What do the following have in common: a senior member of staff at a leading children’s charity, charity accounting systems and a website for disabled people?

The answer is that all three were described as “innovative” in the last three weeks. The word has become a charity cliché, according to the US’s Chronicle of Philanthropy. I would add the sector’s other favourite adjectives: “groundbreaking”, “transformative” and “impactful”.

Innovative things are ahead of their time, which makes it impossible for so many contemporary projects to be judged innovative. Projects have to prove themselves and be judged from a distance before they earn the right to describe themselves in that way.
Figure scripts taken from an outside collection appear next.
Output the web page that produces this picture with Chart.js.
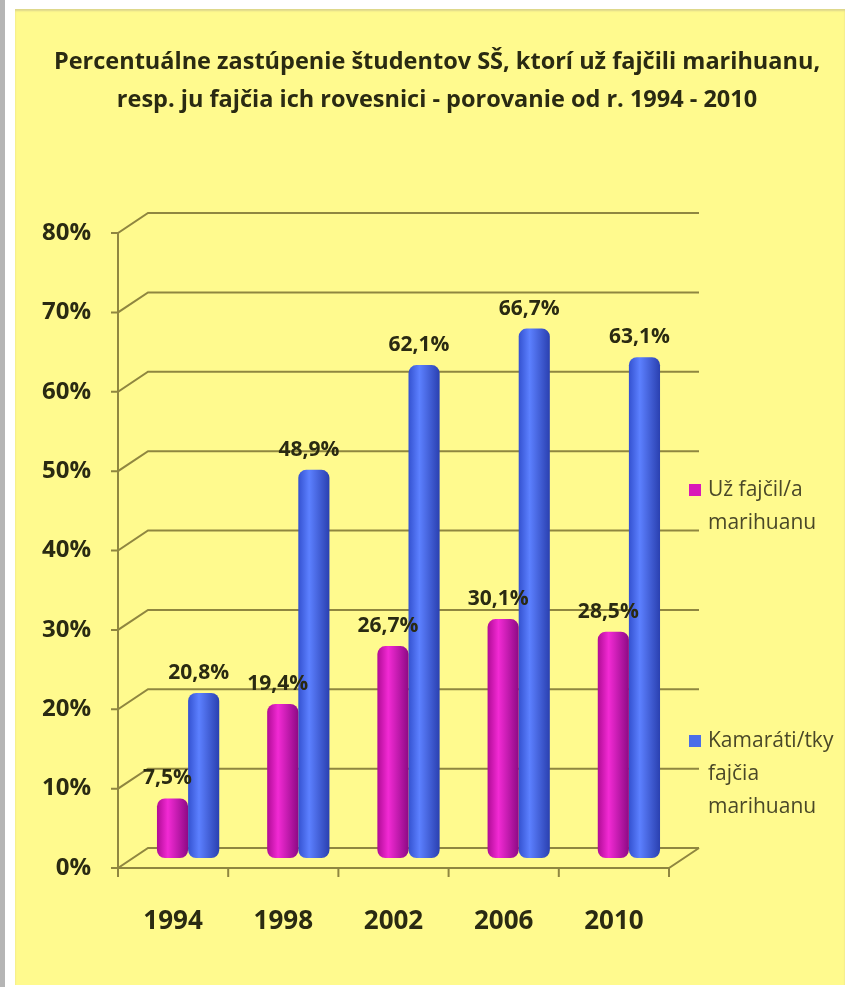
<!DOCTYPE html>
<html>
<head>
<meta charset="utf-8">
<script src="https://cdn.jsdelivr.net/npm/chart.js@4.4.1/dist/chart.umd.min.js"></script>
<style>
  html, body { margin: 0; padding: 0; background: #fff; overflow: hidden; }
  body { width: 845px; height: 987px; position: relative; }
  #okraj { position: absolute; left: 0; top: 0; width: 5px; height: 987px; background: #b5b5b5; }
  #panel { position: absolute; left: 15px; top: 9px; width: 830px; height: 976px; background: #fffa8e;
           box-shadow: inset 0 2px 2px #ddd68c; }
  #obal { position: absolute; left: 0; top: 0; width: 874px; height: 987px; }
</style>
</head>
<body>
<div id="okraj"></div>
<div id="panel"></div>
<div id="obal"><canvas id="graf"></canvas></div>
<script>
var roky = ["1994", "1998", "2002", "2006", "2010"];
var fajcil = [7.5, 19.4, 26.7, 30.1, 28.5];
var kamarati = [20.8, 48.9, 62.1, 66.7, 63.1];
var nazvy = ["Už fajčil/a marihuanu", "Kamaráti/tky fajčia marihuanu"];
var legendaRiadky = [["Už fajčil/a", "marihuanu"], ["Kamaráti/tky", "fajčia", "marihuanu"]];
var titulok = [
  "Percentuálne zastúpenie študentov SŠ, ktorí už fajčili marihuanu,",
  "resp. ju fajčia ich rovesnici - porovanie od r. 1994 - 2010"
];

var PISMO = "'Open Sans', sans-serif";
var TEXT = "#2a2a12";
var CIARA = "#8f8640";
var DX = 15, DY = 10; // posun zadnej a prednej steny (3D efekt)
var SKUPINA = 0.565;

// valcovy prechod farieb pre stlpec
function valec(farby) {
  return function (context) {
    var chart = context.chart;
    if (!chart.chartArea || context.type !== "data") return farby[1];
    var xs = chart.scales.x;
    var stred = xs.getPixelForValue(context.dataIndex);
    var sirka = (xs.width / roky.length) * SKUPINA / 2;
    var x0 = context.datasetIndex === 0 ? stred - sirka : stred;
    var g = chart.ctx.createLinearGradient(x0, 0, x0 + sirka, 0);
    g.addColorStop(0, farby[0]);
    g.addColorStop(0.35, farby[1]);
    g.addColorStop(1, farby[2]);
    return g;
  };
}

var mriezka = {
  id: "mriezka",
  beforeDatasetsDraw: function (chart) {
    var ctx = chart.ctx, a = chart.chartArea, ys = chart.scales.y;
    var y0 = ys.getPixelForValue(0);
    ctx.save();
    ctx.strokeStyle = CIARA;
    ctx.lineWidth = 2;
    ys.ticks.forEach(function (t) {
      var y = ys.getPixelForValue(t.value);
      ctx.beginPath();
      ctx.moveTo(a.left - DX - 7, y + DY);
      ctx.lineTo(a.left - DX, y + DY);
      ctx.lineTo(a.left + DX, y - DY);
      ctx.lineTo(a.right + DX, y - DY);
      ctx.stroke();
    });
    // predna os y
    ctx.beginPath();
    ctx.moveTo(a.left - DX, ys.getPixelForValue(ys.max) + DY);
    ctx.lineTo(a.left - DX, y0 + DY);
    ctx.stroke();
    // podlaha
    ctx.beginPath();
    ctx.moveTo(a.left - DX, y0 + DY);
    ctx.lineTo(a.right - DX, y0 + DY);
    ctx.lineTo(a.right + DX, y0 - DY);
    ctx.stroke();
    // ciarky medzi kategoriami
    var krok = a.width / roky.length;
    for (var i = 0; i <= roky.length; i++) {
      var x = a.left - DX + i * krok;
      ctx.beginPath();
      ctx.moveTo(x, y0 + DY);
      ctx.lineTo(x, y0 + DY + 9);
      ctx.stroke();
    }
    ctx.restore();
  }
};

var popisky = {
  id: "popisky",
  afterDatasetsDraw: function (chart) {
    var ctx = chart.ctx;
    ctx.save();
    ctx.font = "bold 21px " + PISMO;
    ctx.fillStyle = TEXT;
    ctx.textAlign = "center";
    ctx.textBaseline = "middle";
    chart.data.datasets.forEach(function (ds, i) {
      chart.getDatasetMeta(i).data.forEach(function (bar, j) {
        ctx.fillText(String(ds.data[j]).replace(".", ",") + "%", bar.x - 5, bar.y - 20);
      });
    });
    ctx.restore();
  }
};

var legenda = {
  id: "legenda",
  afterDraw: function (chart) {
    var ctx = chart.ctx;
    var pozicie = [490, 741];
    ctx.save();
    ctx.font = "21px " + PISMO;
    ctx.textBaseline = "middle";
    chart.data.datasets.forEach(function (ds, i) {
      var y = pozicie[i];
      ctx.fillStyle = ds.farba;
      ctx.fillRect(689, y - 6, 12, 12);
      ctx.fillStyle = "#4a4828";
      legendaRiadky[i].forEach(function (riadok, k) {
        ctx.fillText(riadok, 708, y + k * 33);
      });
    });
    ctx.restore();
  }
};

var ctx = document.getElementById("graf").getContext("2d");
var graf = new Chart(ctx, {
  type: "bar",
  data: {
    labels: roky,
    datasets: [
      {
        label: nazvy[0],
        data: fajcil,
        farba: "#d81ab8",
        backgroundColor: valec(["#b00c95", "#f22ad4", "#8e0a86"]),
        borderRadius: 8,
        borderSkipped: false,
        categoryPercentage: SKUPINA,
        barPercentage: 1
      },
      {
        label: nazvy[1],
        data: kamarati,
        farba: "#4a6ee8",
        backgroundColor: valec(["#3452d0", "#5c80ff", "#2a40b0"]),
        borderRadius: 8,
        borderSkipped: false,
        categoryPercentage: SKUPINA,
        barPercentage: 1
      }
    ]
  },
  options: {
    responsive: true,
    maintainAspectRatio: false,
    animation: false,
    events: [],
    layout: { padding: 0 },
    plugins: {
      legend: { display: false },
      tooltip: { enabled: false },
      title: {
        display: true,
        text: titulok,
        color: TEXT,
        font: { family: PISMO, size: 23.5, weight: "bold", lineHeight: 38 / 23.5 },
        padding: { top: 43, bottom: 104 }
      }
    },
    scales: {
      x: {
        grid: { display: false, drawTicks: false },
        border: { display: false },
        ticks: { color: TEXT, font: { family: PISMO, size: 26, weight: "bold" }, labelOffset: -DX, padding: 48 },
        afterFit: function (s) { s.height = 129; }
      },
      y: {
        min: 0,
        max: 80,
        grid: { display: false, drawTicks: false },
        border: { display: false },
        ticks: {
          stepSize: 10,
          color: TEXT,
          font: { family: PISMO, size: 24, weight: "bold" },
          padding: 42,
          labelOffset: DY,
          callback: function (v) { return v + "%"; }
        },
        afterFit: function (s) { s.width = 133; }
      },
      y2: {
        position: "right",
        grid: { display: false },
        border: { display: false },
        ticks: { display: false },
        afterFit: function (s) { s.width = 190; }
      }
    }
  },
  plugins: [mriezka, popisky, legenda]
});
</script>
</body>
</html>
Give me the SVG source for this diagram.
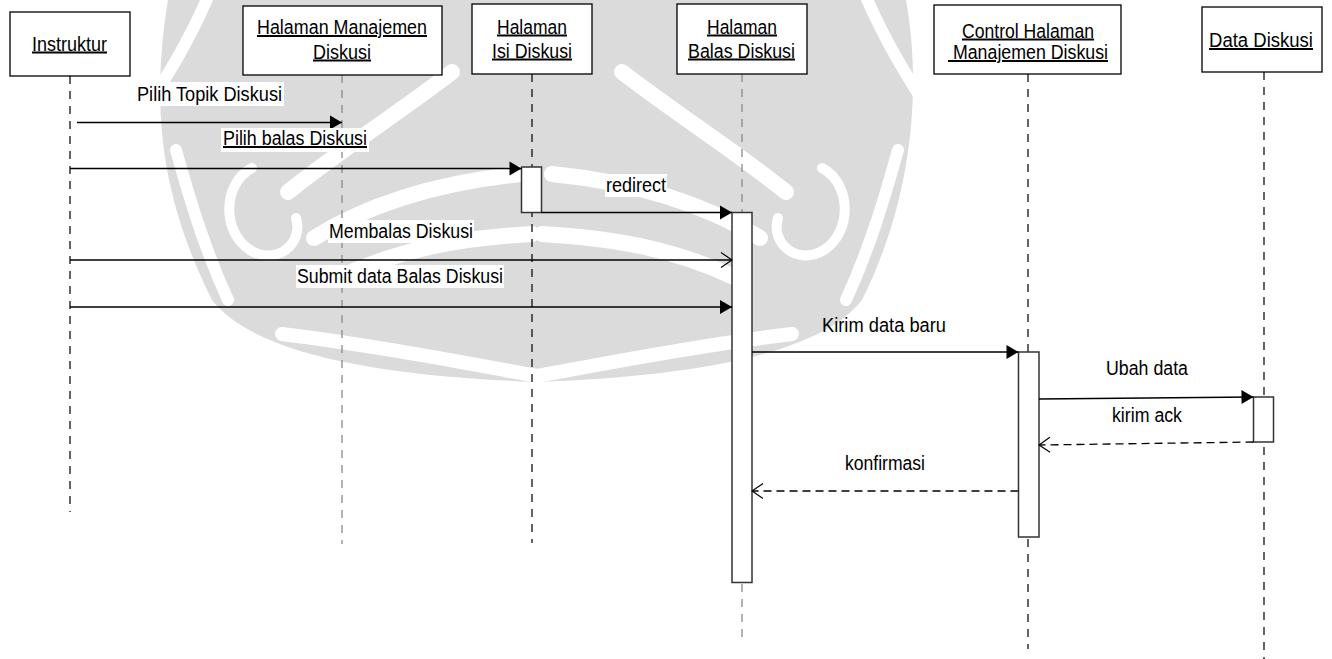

Groundbreaking and transformative have the same problem, and impactful isn’t a word.

Invented nouns such as “outcomes” and “deliverables” might sound important, but they run the risk of throwing up smokescreens to sector outsiders, leaving them with the suspicion that charities have something to hide.

It’s understandable that charities want their projects, schemes and campaigns to stand out and to impress donors and decision makers. But problems arise when the words they choose are overused. They echo around the page or the screen, develop a hollow ring and become meaningless. Then you’ve really lost people’s attention.

Better to describe things as they are and avoid value judgements. If charitable services change people’s lives for the better, why not say so and offer evidence? If it’s convincing enough, no one will disagree. Your organisation could be a beacon of clarity in a fog of jargon.

And as CoP points out, if the sector feels everything it does must sound “groundbreaking”, it runs the risk of undermining its difficult, unglamorous day-to-day work.